Extending survivor benefits to unmarried partners would increase liabilities and be a lawyers’ paradise according to PP research.

This week 112 respondents took part in Pensions Buzz, to see the results click here.

The government should not introduce a law that equalises survivor benefits for cohabitees, 58% of Buzz respondents say.

Respondents argued it would be difficult to decide what the threshold for awarding survivor benefits should be and any law would lead to the closure of more defined benefit (DB) plans.

The issue has gained more prominence in light of the Supreme Court’s ruling on 12 July in the Walker vs Innospec case.

A commentator said: “In common with the tax regimes, the state recognises certain relationships and all individuals have the choice to register the relationship.”

A different respondent observed any such move in this direction would be “a lawyer’s paradise” and warned “trustee deliberations on the disposal of death benefits would never end, nor would the litigation”.

However 37% disagreed. As one respondent explained: “Despite one’s views, the younger generation seem to accept that living together is OK and one does not need a licence to be a couple… we should recognise such and amend the rules to accommodate.”



Nearly two thirds or respondents (65%) believe the re-appointment of Frank Field as chairman of the Work and Pensions Committee (WPC) will be positive for occupational schemes.

Several pundits praised Field’s intelligence and understanding of pension matters.

One said: “The one thing in life that you cannot buy is experience. We may not all agree with some of the things that he comes out with, but he knows what the industry is all about.”

Another added: “Frank Field may not always be right, but he always cares. He does not see the position as a stepping stone in his career; he actually wants the job.”

Only 11% were against his appointment but there were interesting reservations.

“He has a habit of grandstanding and a disinclination to take a balanced view,” said one. 

Another said: “He is too old, ironically, for such a technical job! How he dealt with Green showed a lack of understanding of pension scheme facts.”


Six out of ten respondents were against the idea of replacing tax relief with a bonus-based structure to help low earners.

The proposal, which was made in a paper on auto-enrolment by Michael Johnson, was rejected on the grounds it would add complexity to the system while others suspected it was a way for the Treasury to save money.

A commentator said: “It would be hard to agree with anything that man proposed.
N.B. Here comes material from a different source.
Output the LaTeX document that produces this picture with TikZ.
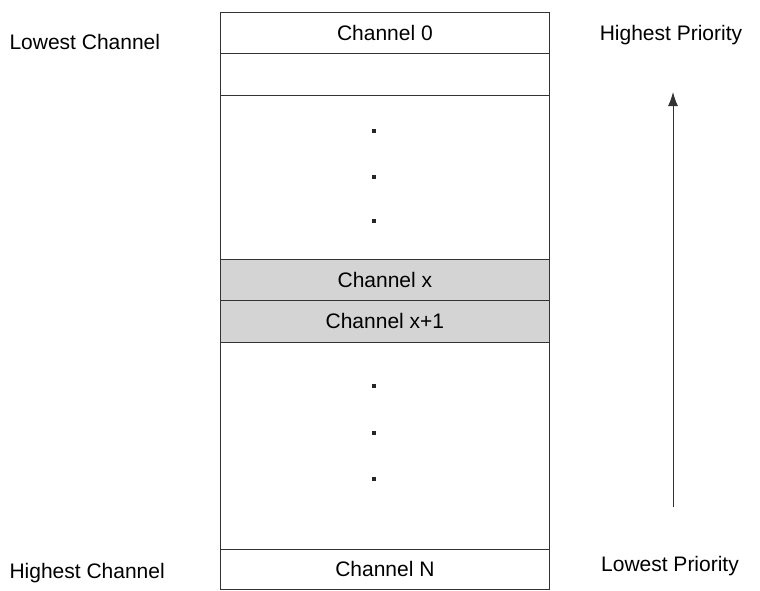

Much of his thinking on pensions seems to be fundamentally flawed and politically-determined.”

Another added: “This would create a political football out of a serious issue. We can argue about the level of tax relief available and to whom, but the basic principle of tax relief as a saving incentive needs to remain.”
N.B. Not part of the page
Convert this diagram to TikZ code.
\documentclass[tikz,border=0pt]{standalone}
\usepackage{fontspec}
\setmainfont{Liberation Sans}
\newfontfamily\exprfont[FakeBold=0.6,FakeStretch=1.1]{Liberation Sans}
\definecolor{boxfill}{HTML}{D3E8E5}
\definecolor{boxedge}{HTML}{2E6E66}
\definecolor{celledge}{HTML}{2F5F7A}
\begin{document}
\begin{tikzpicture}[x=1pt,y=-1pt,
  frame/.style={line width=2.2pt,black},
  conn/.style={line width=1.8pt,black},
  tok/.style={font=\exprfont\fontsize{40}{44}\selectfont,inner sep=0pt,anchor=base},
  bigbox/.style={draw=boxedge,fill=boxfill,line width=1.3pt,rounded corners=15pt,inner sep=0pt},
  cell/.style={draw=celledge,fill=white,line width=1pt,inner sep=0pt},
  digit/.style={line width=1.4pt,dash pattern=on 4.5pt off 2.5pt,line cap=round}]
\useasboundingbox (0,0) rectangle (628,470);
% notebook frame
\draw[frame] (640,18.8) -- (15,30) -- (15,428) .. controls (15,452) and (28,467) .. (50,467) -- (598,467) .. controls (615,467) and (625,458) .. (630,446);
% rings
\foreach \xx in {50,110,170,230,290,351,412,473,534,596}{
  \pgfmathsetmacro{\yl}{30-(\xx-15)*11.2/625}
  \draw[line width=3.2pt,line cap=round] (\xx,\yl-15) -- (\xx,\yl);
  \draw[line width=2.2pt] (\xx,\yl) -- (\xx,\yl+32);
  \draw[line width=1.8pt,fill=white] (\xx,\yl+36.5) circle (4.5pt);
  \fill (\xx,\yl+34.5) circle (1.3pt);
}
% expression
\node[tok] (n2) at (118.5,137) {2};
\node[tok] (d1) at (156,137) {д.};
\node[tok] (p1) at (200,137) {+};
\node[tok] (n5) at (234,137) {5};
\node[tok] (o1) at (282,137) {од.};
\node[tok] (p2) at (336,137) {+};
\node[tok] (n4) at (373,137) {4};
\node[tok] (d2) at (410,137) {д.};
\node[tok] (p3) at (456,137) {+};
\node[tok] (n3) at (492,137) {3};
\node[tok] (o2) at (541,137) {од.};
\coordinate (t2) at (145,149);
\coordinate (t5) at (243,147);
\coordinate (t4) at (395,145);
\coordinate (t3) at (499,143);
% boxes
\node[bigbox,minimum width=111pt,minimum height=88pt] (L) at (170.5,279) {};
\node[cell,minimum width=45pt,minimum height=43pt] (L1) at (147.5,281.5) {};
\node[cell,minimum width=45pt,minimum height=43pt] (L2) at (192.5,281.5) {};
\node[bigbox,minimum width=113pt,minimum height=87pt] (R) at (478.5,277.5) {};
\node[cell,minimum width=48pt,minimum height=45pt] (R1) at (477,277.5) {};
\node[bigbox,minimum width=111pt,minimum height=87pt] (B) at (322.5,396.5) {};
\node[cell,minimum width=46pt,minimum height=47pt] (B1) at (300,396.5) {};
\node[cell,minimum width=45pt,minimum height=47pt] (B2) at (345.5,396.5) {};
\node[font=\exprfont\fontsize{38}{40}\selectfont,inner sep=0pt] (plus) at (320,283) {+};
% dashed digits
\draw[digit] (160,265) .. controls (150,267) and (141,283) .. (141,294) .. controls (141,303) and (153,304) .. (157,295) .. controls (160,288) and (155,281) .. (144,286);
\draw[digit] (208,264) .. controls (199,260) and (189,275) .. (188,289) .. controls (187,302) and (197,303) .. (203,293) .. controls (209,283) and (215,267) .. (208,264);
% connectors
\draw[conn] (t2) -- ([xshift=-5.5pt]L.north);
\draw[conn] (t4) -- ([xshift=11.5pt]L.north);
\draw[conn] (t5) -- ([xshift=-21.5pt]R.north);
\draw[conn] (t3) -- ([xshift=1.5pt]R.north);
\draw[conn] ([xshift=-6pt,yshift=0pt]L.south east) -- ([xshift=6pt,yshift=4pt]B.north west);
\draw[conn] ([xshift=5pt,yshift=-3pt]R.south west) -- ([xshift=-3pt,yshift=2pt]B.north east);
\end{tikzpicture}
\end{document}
Conversely, 19% were supportive of the idea – believing tax relief should be directed at those least able to save.

“Tax relief is a big incentive for higher rate taxpayers but less so for lower rate. A bonus or top up system may prove more of an incentive,” said one.

Just over a fifth of respondents were undecided.
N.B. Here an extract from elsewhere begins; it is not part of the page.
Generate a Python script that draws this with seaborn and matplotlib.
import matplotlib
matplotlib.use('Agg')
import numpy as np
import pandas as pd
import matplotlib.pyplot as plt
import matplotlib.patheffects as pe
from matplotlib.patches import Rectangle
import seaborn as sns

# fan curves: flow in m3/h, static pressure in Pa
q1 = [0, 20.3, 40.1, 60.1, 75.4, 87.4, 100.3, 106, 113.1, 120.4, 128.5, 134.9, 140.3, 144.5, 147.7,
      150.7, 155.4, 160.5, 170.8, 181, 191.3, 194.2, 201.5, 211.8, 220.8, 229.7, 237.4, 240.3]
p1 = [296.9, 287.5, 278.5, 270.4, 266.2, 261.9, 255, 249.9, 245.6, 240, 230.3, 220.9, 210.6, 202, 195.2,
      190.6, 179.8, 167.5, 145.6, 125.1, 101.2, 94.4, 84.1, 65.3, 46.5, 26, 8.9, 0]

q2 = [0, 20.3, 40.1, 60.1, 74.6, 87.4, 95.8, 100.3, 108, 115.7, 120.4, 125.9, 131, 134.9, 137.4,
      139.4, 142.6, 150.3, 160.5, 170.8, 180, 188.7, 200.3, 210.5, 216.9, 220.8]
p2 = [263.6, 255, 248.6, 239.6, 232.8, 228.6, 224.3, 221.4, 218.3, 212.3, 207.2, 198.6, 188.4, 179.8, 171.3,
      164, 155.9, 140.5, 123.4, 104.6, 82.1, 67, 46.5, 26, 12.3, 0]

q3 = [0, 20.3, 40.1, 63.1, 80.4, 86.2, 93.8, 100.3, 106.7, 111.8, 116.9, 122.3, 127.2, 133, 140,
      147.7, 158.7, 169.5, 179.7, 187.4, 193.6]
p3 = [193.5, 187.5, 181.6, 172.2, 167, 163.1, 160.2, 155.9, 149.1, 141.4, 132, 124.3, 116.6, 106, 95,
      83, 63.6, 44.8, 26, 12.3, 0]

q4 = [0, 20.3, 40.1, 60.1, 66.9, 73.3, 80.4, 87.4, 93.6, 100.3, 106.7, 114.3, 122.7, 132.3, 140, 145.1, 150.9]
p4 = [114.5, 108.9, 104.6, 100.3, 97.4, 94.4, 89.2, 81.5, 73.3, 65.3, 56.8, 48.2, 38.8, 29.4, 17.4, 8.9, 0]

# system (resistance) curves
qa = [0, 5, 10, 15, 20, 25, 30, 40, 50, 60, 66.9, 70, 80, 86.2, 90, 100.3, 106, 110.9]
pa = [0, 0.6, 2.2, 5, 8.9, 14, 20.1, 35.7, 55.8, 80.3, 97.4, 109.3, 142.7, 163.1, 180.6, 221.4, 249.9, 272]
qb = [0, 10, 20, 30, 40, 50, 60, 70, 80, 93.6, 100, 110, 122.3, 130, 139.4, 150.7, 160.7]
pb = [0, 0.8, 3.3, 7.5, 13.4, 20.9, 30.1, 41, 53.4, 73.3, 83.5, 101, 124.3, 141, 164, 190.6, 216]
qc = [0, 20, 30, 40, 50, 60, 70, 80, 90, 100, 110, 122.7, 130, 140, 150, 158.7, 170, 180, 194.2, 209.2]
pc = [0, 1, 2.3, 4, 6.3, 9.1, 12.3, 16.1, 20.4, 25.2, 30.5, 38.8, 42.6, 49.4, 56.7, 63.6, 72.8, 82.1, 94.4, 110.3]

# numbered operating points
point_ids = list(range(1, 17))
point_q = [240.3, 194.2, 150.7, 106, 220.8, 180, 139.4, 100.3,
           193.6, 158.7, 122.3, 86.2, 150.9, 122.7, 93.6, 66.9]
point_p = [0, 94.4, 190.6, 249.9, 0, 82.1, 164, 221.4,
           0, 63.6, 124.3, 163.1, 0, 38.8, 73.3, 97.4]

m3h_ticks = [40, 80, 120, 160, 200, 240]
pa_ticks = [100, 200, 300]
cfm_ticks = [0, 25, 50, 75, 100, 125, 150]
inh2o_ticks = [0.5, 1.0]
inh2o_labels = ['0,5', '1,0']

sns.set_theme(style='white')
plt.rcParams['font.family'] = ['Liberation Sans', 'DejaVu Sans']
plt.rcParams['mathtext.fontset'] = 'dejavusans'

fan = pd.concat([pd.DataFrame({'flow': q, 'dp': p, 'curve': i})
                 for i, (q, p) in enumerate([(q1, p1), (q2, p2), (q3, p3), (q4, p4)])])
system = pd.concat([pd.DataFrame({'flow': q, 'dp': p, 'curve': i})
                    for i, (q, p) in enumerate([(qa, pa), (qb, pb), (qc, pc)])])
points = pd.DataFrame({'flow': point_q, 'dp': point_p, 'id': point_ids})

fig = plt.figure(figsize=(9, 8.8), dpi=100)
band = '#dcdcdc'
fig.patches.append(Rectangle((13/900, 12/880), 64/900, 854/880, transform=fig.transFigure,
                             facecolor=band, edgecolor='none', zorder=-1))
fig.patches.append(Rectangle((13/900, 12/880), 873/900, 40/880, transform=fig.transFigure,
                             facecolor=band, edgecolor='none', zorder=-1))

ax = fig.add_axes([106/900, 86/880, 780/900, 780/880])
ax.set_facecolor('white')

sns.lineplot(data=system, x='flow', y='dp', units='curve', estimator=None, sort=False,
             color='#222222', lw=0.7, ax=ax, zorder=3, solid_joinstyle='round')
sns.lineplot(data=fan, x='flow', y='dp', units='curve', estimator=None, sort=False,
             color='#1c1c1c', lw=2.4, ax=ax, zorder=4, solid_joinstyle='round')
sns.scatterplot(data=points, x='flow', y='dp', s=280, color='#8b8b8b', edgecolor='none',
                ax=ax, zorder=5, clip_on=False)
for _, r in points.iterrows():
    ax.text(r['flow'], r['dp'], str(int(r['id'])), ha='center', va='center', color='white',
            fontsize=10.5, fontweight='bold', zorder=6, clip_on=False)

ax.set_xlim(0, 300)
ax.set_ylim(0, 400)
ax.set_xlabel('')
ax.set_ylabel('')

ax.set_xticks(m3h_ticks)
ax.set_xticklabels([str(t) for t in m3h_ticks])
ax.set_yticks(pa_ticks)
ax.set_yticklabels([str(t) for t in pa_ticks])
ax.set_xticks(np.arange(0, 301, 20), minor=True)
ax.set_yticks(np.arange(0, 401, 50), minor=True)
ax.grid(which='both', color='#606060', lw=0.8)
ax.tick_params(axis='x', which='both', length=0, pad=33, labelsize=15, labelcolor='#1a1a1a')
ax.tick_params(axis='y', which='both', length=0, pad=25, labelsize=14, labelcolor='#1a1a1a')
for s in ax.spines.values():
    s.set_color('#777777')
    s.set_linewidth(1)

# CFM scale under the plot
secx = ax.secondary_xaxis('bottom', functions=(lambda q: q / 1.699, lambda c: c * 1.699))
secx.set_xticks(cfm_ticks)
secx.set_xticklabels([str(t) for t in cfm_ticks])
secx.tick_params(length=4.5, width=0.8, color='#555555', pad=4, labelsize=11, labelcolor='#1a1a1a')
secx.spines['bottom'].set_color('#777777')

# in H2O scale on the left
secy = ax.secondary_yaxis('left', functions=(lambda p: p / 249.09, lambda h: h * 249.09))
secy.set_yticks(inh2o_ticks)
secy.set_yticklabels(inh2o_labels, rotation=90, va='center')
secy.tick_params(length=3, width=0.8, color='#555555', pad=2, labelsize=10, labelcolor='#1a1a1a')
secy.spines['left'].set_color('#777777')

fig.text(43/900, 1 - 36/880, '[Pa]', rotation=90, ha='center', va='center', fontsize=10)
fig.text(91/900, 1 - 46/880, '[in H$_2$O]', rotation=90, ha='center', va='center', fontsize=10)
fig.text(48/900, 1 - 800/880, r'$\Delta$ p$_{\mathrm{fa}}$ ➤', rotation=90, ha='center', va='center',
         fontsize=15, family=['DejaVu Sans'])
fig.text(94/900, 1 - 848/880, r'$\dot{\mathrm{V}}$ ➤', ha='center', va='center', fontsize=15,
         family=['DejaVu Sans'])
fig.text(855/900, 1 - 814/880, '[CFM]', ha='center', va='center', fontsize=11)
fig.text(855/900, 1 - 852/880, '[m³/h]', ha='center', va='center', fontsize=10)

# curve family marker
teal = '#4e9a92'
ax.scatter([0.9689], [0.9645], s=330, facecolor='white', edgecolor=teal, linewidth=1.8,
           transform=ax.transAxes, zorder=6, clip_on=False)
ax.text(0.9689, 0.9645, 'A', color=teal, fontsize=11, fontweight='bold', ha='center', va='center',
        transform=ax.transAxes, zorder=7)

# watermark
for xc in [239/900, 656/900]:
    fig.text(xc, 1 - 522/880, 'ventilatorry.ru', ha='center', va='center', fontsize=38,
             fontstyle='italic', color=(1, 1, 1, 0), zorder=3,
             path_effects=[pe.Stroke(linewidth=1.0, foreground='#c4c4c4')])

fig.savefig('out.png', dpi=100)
Those surveyed were split about whether or not the Financial Conduct Authority (FCA) should issue some guidance to help the market design decumulation products with 42% of respondents in favour and 39% against.

Among those in favour, one explained they thought the FCA needed to be a little more assertive when it came to the at-retirement market.

A pundit said: “The role of the FCA is not just ‘the stick’; it needs to ensure that it provides a bit of ‘carrot’. The market would take an age to come up with solutions because the average layman is far too uneducated to even know whether or not he needs certain guarantees, and so won’t be asking for them.”

While practical help is always welcome, it should not be too prescriptive, another warned.

On the other side, several thought involvement from the FCA would lead to bad outcomes for consumers.

“If there is a need, the market will develop. You cannot impose a politically-desired outcome on the market; it will fail like stakeholder pensions. Remember them?” said one.


This question generated passionate answers from respondents, who were divided on the question of whether or not the law strikes the right balance between trustees and shareholders with 46% replying “yes” and 45% “no”.

Among those who thought the law did currently strike the right balance, a variety of explanations were given.

One respondent observed the balance between shareholders and members is fine, but the balance between other creditors and members needs to be looked at.

“Other creditors aren’t routinely asked to extend payment plans when the company is finding it inconvenient to pay its debts,” they said.

A different one argued members, unions and the media have unrealistic expectations about investments only having an upside.

However those who think the law is biased said it was overwhelmingly biased in favour of shareholders. 

“We have seen examples where plainly the shareholders rule – we need the law to be specific on what is allowed and what is not, but realistically it will not happen in the near future.”